* **Written instruction**
Leave out any picture and return the remaining listing below exactly as given.

* **Supplied information**
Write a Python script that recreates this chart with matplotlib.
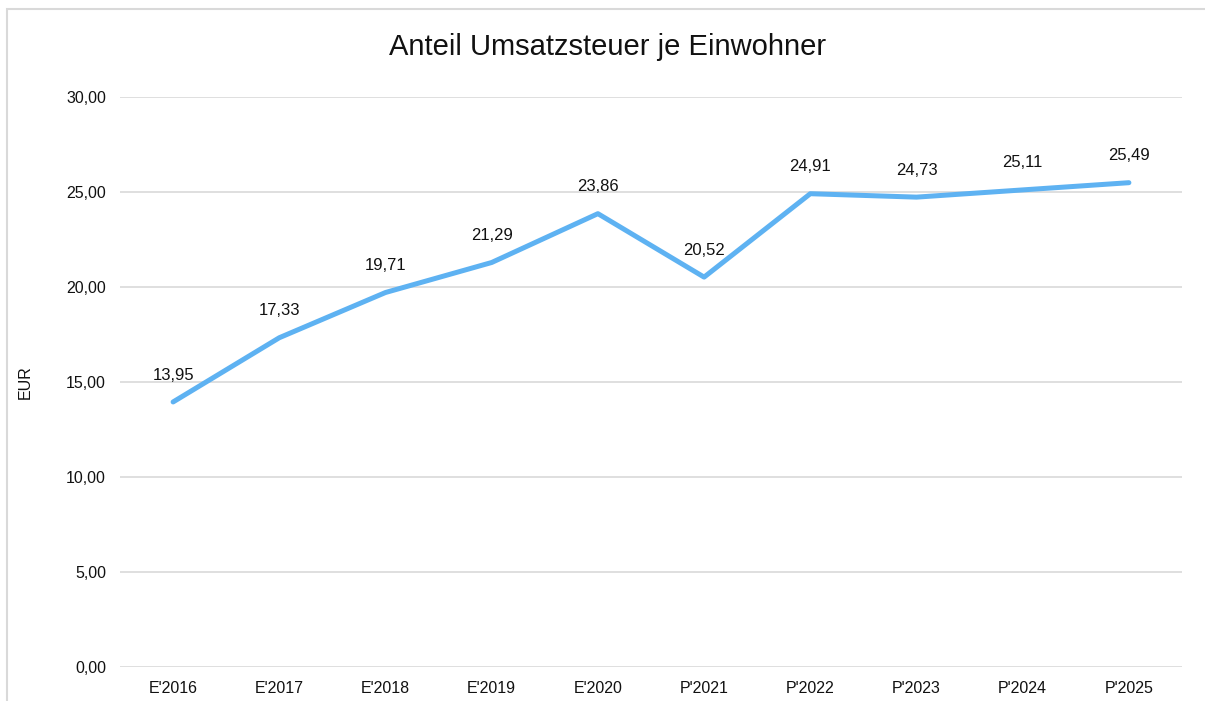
import matplotlib
matplotlib.use("Agg")
import matplotlib.pyplot as plt
from matplotlib.patches import Rectangle

plt.rcParams['font.family'] = ['Liberation Sans', 'DejaVu Sans']

# Daten
jahre = ["E'2016", "E'2017", "E'2018", "E'2019", "E'2020",
         "P'2021", "P'2022", "P'2023", "P'2024", "P'2025"]
werte = [13.95, 17.33, 19.71, 21.29, 23.86, 20.52, 24.91, 24.73, 25.11, 25.49]
yticks = [0, 5, 10, 15, 20, 25, 30]


def de(v):
    # deutsches Zahlenformat
    return f"{v:.2f}".replace(".", ",")


def main():
    fig = plt.figure(figsize=(12.05, 7.01), dpi=100)
    ax = fig.add_axes([120 / 1205, 1 - 667 / 701, 1062 / 1205, 570 / 701])

    x = list(range(len(jahre)))
    ax.plot(x, werte, color="#5eb2f2", lw=3.6, solid_capstyle="round", zorder=3)

    for xi, v in zip(x, werte):
        ax.annotate(de(v), (xi, v), xytext=(0, 14), textcoords="offset points",
                    ha="center", va="bottom", fontsize=12, color="#111111")

    ax.set_xlim(-0.5, len(jahre) - 0.5)
    ax.set_ylim(0, 30)
    ax.set_yticks(yticks)
    ax.set_yticklabels([de(t) for t in yticks])
    ax.set_xticks(x)
    ax.set_xticklabels(jahre)
    ax.tick_params(length=0, labelsize=11.5, colors="#111111")
    ax.tick_params(axis="y", pad=10)
    ax.tick_params(axis="x", pad=10)
    ax.grid(axis="y", color="#d9d9d9", lw=1.2)
    ax.set_axisbelow(True)
    for s in ax.spines.values():
        s.set_visible(False)

    ax.set_ylabel("EUR", fontsize=11.5, color="#111111", labelpad=24)
    fig.text(608 / 1205, 1 - 47 / 701, "Anteil Umsatzsteuer je Einwohner",
             ha="center", va="center", fontsize=21, color="#111111")

    # Rahmen
    fig.patches.append(Rectangle((7 / 1205, -0.1), 1.2, 1 - 9 / 701 + 0.1,
                                 transform=fig.transFigure, fill=False,
                                 edgecolor="#d9d9d9", lw=1.5))

    fig.savefig("out.png", dpi=100)


if __name__ == "__main__":
    main()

* **Response to the task**
Write a Python script that recreates this chart with matplotlib.
import matplotlib
matplotlib.use("Agg")
import matplotlib.pyplot as plt
from matplotlib.patches import Rectangle

plt.rcParams['font.family'] = ['Liberation Sans', 'DejaVu Sans']

# Daten
jahre = ["E'2016", "E'2017", "E'2018", "E'2019", "E'2020",
         "P'2021", "P'2022", "P'2023", "P'2024", "P'2025"]
werte = [13.95, 17.33, 19.71, 21.29, 23.86, 20.52, 24.91, 24.73, 25.11, 25.49]
yticks = [0, 5, 10, 15, 20, 25, 30]


def de(v):
    # deutsches Zahlenformat
    return f"{v:.2f}".replace(".", ",")


def main():
    fig = plt.figure(figsize=(12.05, 7.01), dpi=100)
    ax = fig.add_axes([120 / 1205, 1 - 667 / 701, 1062 / 1205, 570 / 701])

    x = list(range(len(jahre)))
    ax.plot(x, werte, color="#5eb2f2", lw=3.6, solid_capstyle="round", zorder=3)

    for xi, v in zip(x, werte):
        ax.annotate(de(v), (xi, v), xytext=(0, 14), textcoords="offset points",
                    ha="center", va="bottom", fontsize=12, color="#111111")

    ax.set_xlim(-0.5, len(jahre) - 0.5)
    ax.set_ylim(0, 30)
    ax.set_yticks(yticks)
    ax.set_yticklabels([de(t) for t in yticks])
    ax.set_xticks(x)
    ax.set_xticklabels(jahre)
    ax.tick_params(length=0, labelsize=11.5, colors="#111111")
    ax.tick_params(axis="y", pad=10)
    ax.tick_params(axis="x", pad=10)
    ax.grid(axis="y", color="#d9d9d9", lw=1.2)
    ax.set_axisbelow(True)
    for s in ax.spines.values():
        s.set_visible(False)

    ax.set_ylabel("EUR", fontsize=11.5, color="#111111", labelpad=24)
    fig.text(608 / 1205, 1 - 47 / 701, "Anteil Umsatzsteuer je Einwohner",
             ha="center", va="center", fontsize=21, color="#111111")

    # Rahmen
    fig.patches.append(Rectangle((7 / 1205, -0.1), 1.2, 1 - 9 / 701 + 0.1,
                                 transform=fig.transFigure, fill=False,
                                 edgecolor="#d9d9d9", lw=1.5))

    fig.savefig("out.png", dpi=100)


if __name__ == "__main__":
    main()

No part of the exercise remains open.